* _Problem to work on_:
Drop the pictures, then extract the listing word for word.
★ ★ ★ ★ ★ ★ ★
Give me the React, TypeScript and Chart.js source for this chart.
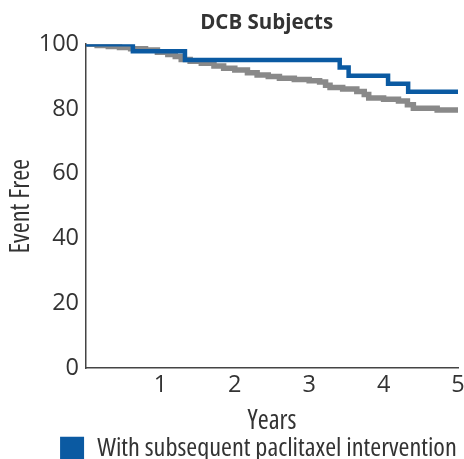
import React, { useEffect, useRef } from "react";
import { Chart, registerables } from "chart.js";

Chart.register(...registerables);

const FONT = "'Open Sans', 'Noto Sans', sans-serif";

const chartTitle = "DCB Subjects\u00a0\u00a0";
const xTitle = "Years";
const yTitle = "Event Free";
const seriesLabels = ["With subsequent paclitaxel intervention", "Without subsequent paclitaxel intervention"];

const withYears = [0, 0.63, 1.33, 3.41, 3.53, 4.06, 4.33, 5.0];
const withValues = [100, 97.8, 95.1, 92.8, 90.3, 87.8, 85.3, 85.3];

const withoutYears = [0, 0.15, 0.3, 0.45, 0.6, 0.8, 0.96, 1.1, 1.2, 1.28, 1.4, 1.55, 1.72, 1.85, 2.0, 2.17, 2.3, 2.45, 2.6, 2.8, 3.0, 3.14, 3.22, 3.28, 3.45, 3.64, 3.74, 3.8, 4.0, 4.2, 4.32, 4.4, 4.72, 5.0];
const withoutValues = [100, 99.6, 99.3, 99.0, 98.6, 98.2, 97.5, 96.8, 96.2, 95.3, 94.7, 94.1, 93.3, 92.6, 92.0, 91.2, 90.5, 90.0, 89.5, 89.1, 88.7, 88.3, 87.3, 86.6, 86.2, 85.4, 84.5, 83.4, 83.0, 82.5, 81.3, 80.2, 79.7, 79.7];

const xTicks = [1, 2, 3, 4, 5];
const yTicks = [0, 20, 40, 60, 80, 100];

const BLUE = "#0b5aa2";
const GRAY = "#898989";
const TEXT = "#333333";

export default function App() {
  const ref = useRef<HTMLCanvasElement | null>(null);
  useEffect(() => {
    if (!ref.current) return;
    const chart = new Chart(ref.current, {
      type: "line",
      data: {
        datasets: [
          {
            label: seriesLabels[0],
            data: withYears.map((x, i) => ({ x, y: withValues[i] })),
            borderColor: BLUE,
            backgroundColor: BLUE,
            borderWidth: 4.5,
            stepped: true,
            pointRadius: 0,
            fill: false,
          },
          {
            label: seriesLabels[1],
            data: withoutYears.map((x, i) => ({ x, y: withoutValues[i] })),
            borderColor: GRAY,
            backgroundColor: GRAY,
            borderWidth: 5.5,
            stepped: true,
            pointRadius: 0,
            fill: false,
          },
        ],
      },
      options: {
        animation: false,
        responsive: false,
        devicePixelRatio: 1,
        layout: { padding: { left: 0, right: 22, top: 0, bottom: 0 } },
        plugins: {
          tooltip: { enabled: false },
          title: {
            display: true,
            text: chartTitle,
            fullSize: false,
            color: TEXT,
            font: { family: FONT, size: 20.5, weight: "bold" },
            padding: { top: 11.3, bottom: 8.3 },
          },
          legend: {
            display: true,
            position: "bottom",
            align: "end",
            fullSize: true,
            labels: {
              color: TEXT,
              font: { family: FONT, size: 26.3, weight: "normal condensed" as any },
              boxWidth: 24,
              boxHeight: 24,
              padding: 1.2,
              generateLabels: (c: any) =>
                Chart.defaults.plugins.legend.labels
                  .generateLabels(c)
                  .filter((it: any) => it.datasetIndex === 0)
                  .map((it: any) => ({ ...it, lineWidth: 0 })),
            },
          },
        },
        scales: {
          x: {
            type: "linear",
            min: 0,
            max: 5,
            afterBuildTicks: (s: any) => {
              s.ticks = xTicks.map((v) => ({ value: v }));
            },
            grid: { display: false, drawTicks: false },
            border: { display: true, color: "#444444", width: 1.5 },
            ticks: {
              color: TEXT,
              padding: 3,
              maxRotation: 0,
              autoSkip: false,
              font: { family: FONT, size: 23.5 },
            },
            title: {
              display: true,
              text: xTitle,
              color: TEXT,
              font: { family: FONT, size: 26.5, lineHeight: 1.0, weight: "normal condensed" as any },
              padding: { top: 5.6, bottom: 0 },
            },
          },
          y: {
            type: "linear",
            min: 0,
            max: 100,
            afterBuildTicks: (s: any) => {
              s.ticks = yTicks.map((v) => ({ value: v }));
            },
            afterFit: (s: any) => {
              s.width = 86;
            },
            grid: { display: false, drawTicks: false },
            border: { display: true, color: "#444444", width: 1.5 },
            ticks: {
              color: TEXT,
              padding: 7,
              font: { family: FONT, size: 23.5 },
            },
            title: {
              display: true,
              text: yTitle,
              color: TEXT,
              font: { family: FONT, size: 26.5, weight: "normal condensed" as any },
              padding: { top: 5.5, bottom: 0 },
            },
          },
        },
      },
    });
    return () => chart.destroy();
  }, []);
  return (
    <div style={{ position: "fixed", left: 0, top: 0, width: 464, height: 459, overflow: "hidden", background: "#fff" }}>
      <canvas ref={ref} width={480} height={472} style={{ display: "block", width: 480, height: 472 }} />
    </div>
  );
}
★ ★ ★ ★ ★ ★ ★
* _Answer_:
Give me the React, TypeScript and Chart.js source for this chart.
import React, { useEffect, useRef } from "react";
import { Chart, registerables } from "chart.js";

Chart.register(...registerables);

const FONT = "'Open Sans', 'Noto Sans', sans-serif";

const chartTitle = "DCB Subjects\u00a0\u00a0";
const xTitle = "Years";
const yTitle = "Event Free";
const seriesLabels = ["With subsequent paclitaxel intervention", "Without subsequent paclitaxel intervention"];

const withYears = [0, 0.63, 1.33, 3.41, 3.53, 4.06, 4.33, 5.0];
const withValues = [100, 97.8, 95.1, 92.8, 90.3, 87.8, 85.3, 85.3];

const withoutYears = [0, 0.15, 0.3, 0.45, 0.6, 0.8, 0.96, 1.1, 1.2, 1.28, 1.4, 1.55, 1.72, 1.85, 2.0, 2.17, 2.3, 2.45, 2.6, 2.8, 3.0, 3.14, 3.22, 3.28, 3.45, 3.64, 3.74, 3.8, 4.0, 4.2, 4.32, 4.4, 4.72, 5.0];
const withoutValues = [100, 99.6, 99.3, 99.0, 98.6, 98.2, 97.5, 96.8, 96.2, 95.3, 94.7, 94.1, 93.3, 92.6, 92.0, 91.2, 90.5, 90.0, 89.5, 89.1, 88.7, 88.3, 87.3, 86.6, 86.2, 85.4, 84.5, 83.4, 83.0, 82.5, 81.3, 80.2, 79.7, 79.7];

const xTicks = [1, 2, 3, 4, 5];
const yTicks = [0, 20, 40, 60, 80, 100];

const BLUE = "#0b5aa2";
const GRAY = "#898989";
const TEXT = "#333333";

export default function App() {
  const ref = useRef<HTMLCanvasElement | null>(null);
  useEffect(() => {
    if (!ref.current) return;
    const chart = new Chart(ref.current, {
      type: "line",
      data: {
        datasets: [
          {
            label: seriesLabels[0],
            data: withYears.map((x, i) => ({ x, y: withValues[i] })),
            borderColor: BLUE,
            backgroundColor: BLUE,
            borderWidth: 4.5,
            stepped: true,
            pointRadius: 0,
            fill: false,
          },
          {
            label: seriesLabels[1],
            data: withoutYears.map((x, i) => ({ x, y: withoutValues[i] })),
            borderColor: GRAY,
            backgroundColor: GRAY,
            borderWidth: 5.5,
            stepped: true,
            pointRadius: 0,
            fill: false,
          },
        ],
      },
      options: {
        animation: false,
        responsive: false,
        devicePixelRatio: 1,
        layout: { padding: { left: 0, right: 22, top: 0, bottom: 0 } },
        plugins: {
          tooltip: { enabled: false },
          title: {
            display: true,
            text: chartTitle,
            fullSize: false,
            color: TEXT,
            font: { family: FONT, size: 20.5, weight: "bold" },
            padding: { top: 11.3, bottom: 8.3 },
          },
          legend: {
            display: true,
            position: "bottom",
            align: "end",
            fullSize: true,
            labels: {
              color: TEXT,
              font: { family: FONT, size: 26.3, weight: "normal condensed" as any },
              boxWidth: 24,
              boxHeight: 24,
              padding: 1.2,
              generateLabels: (c: any) =>
                Chart.defaults.plugins.legend.labels
                  .generateLabels(c)
                  .filter((it: any) => it.datasetIndex === 0)
                  .map((it: any) => ({ ...it, lineWidth: 0 })),
            },
          },
        },
        scales: {
          x: {
            type: "linear",
            min: 0,
            max: 5,
            afterBuildTicks: (s: any) => {
              s.ticks = xTicks.map((v) => ({ value: v }));
            },
            grid: { display: false, drawTicks: false },
            border: { display: true, color: "#444444", width: 1.5 },
            ticks: {
              color: TEXT,
              padding: 3,
              maxRotation: 0,
              autoSkip: false,
              font: { family: FONT, size: 23.5 },
            },
            title: {
              display: true,
              text: xTitle,
              color: TEXT,
              font: { family: FONT, size: 26.5, lineHeight: 1.0, weight: "normal condensed" as any },
              padding: { top: 5.6, bottom: 0 },
            },
          },
          y: {
            type: "linear",
            min: 0,
            max: 100,
            afterBuildTicks: (s: any) => {
              s.ticks = yTicks.map((v) => ({ value: v }));
            },
            afterFit: (s: any) => {
              s.width = 86;
            },
            grid: { display: false, drawTicks: false },
            border: { display: true, color: "#444444", width: 1.5 },
            ticks: {
              color: TEXT,
              padding: 7,
              font: { family: FONT, size: 23.5 },
            },
            title: {
              display: true,
              text: yTitle,
              color: TEXT,
              font: { family: FONT, size: 26.5, weight: "normal condensed" as any },
              padding: { top: 5.5, bottom: 0 },
            },
          },
        },
      },
    });
    return () => chart.destroy();
  }, []);
  return (
    <div style={{ position: "fixed", left: 0, top: 0, width: 464, height: 459, overflow: "hidden", background: "#fff" }}>
      <canvas ref={ref} width={480} height={472} style={{ display: "block", width: 480, height: 472 }} />
    </div>
  );
}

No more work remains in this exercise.